● WHAT YOU WILL DO
Repeat every line of the listing below exactly, minus the pictures.

— Begin COLLECTED DATA —

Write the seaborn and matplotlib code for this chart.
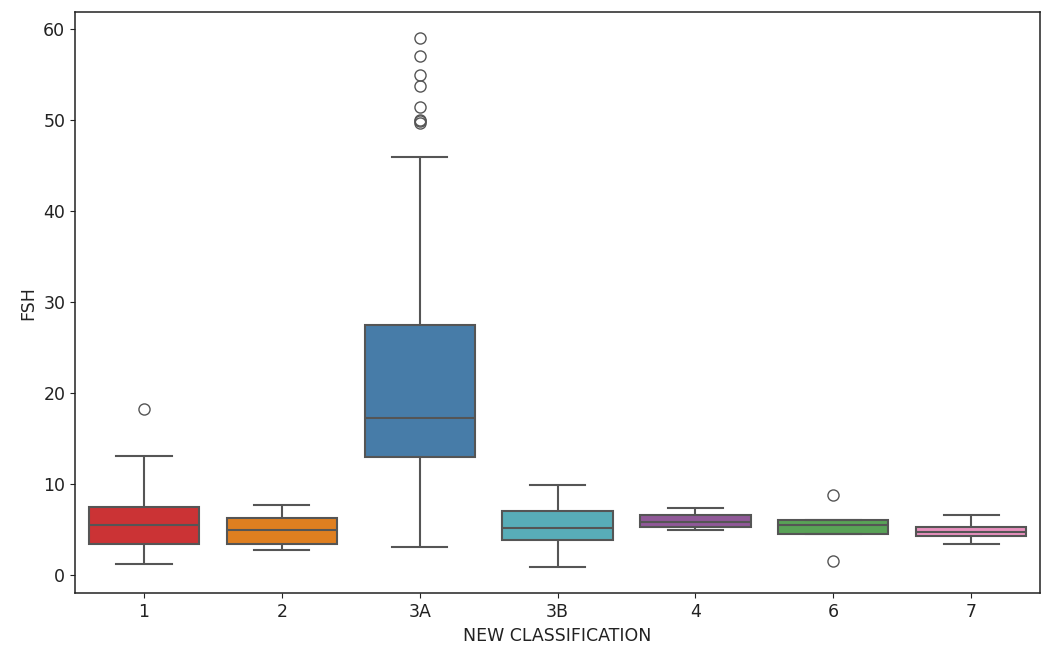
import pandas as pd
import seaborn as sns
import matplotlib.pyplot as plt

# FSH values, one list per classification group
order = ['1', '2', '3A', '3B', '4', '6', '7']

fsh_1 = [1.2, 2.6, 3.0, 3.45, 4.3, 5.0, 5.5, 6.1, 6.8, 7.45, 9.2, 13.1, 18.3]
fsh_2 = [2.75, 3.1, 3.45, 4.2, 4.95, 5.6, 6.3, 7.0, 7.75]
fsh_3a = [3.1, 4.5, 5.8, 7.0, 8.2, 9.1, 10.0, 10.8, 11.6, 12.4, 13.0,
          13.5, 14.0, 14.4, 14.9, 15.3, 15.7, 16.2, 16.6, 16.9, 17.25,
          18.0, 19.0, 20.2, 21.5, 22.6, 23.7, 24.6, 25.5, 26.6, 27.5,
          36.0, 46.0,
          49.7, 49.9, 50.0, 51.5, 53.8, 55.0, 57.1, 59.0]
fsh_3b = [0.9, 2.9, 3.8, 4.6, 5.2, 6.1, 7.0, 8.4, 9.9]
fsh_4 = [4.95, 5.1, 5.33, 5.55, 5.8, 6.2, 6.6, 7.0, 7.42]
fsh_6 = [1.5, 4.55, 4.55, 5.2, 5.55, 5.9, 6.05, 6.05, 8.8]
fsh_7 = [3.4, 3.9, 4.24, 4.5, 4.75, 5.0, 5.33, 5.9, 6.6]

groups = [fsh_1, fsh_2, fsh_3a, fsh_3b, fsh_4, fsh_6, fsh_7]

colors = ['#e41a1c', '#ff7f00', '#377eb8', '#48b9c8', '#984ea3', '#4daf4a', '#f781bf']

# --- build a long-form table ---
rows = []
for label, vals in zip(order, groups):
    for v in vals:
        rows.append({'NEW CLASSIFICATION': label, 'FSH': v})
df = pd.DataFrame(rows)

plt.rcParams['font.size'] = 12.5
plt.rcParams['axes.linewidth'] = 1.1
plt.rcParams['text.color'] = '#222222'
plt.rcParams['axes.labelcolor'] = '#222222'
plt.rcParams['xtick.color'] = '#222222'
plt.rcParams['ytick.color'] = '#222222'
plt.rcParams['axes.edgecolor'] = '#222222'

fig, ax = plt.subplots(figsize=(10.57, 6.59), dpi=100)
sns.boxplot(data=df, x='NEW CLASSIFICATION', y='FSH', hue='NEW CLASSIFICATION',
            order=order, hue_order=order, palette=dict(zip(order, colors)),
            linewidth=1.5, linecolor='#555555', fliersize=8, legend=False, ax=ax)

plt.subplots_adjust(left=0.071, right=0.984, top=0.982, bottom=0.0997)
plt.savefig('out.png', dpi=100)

— End COLLECTED DATA —

● RESULT
Write the seaborn and matplotlib code for this chart.
import pandas as pd
import seaborn as sns
import matplotlib.pyplot as plt

# FSH values, one list per classification group
order = ['1', '2', '3A', '3B', '4', '6', '7']

fsh_1 = [1.2, 2.6, 3.0, 3.45, 4.3, 5.0, 5.5, 6.1, 6.8, 7.45, 9.2, 13.1, 18.3]
fsh_2 = [2.75, 3.1, 3.45, 4.2, 4.95, 5.6, 6.3, 7.0, 7.75]
fsh_3a = [3.1, 4.5, 5.8, 7.0, 8.2, 9.1, 10.0, 10.8, 11.6, 12.4, 13.0,
          13.5, 14.0, 14.4, 14.9, 15.3, 15.7, 16.2, 16.6, 16.9, 17.25,
          18.0, 19.0, 20.2, 21.5, 22.6, 23.7, 24.6, 25.5, 26.6, 27.5,
          36.0, 46.0,
          49.7, 49.9, 50.0, 51.5, 53.8, 55.0, 57.1, 59.0]
fsh_3b = [0.9, 2.9, 3.8, 4.6, 5.2, 6.1, 7.0, 8.4, 9.9]
fsh_4 = [4.95, 5.1, 5.33, 5.55, 5.8, 6.2, 6.6, 7.0, 7.42]
fsh_6 = [1.5, 4.55, 4.55, 5.2, 5.55, 5.9, 6.05, 6.05, 8.8]
fsh_7 = [3.4, 3.9, 4.24, 4.5, 4.75, 5.0, 5.33, 5.9, 6.6]

groups = [fsh_1, fsh_2, fsh_3a, fsh_3b, fsh_4, fsh_6, fsh_7]

colors = ['#e41a1c', '#ff7f00', '#377eb8', '#48b9c8', '#984ea3', '#4daf4a', '#f781bf']

# --- build a long-form table ---
rows = []
for label, vals in zip(order, groups):
    for v in vals:
        rows.append({'NEW CLASSIFICATION': label, 'FSH': v})
df = pd.DataFrame(rows)

plt.rcParams['font.size'] = 12.5
plt.rcParams['axes.linewidth'] = 1.1
plt.rcParams['text.color'] = '#222222'
plt.rcParams['axes.labelcolor'] = '#222222'
plt.rcParams['xtick.color'] = '#222222'
plt.rcParams['ytick.color'] = '#222222'
plt.rcParams['axes.edgecolor'] = '#222222'

fig, ax = plt.subplots(figsize=(10.57, 6.59), dpi=100)
sns.boxplot(data=df, x='NEW CLASSIFICATION', y='FSH', hue='NEW CLASSIFICATION',
            order=order, hue_order=order, palette=dict(zip(order, colors)),
            linewidth=1.5, linecolor='#555555', fliersize=8, legend=False, ax=ax)

plt.subplots_adjust(left=0.071, right=0.984, top=0.982, bottom=0.0997)
plt.savefig('out.png', dpi=100)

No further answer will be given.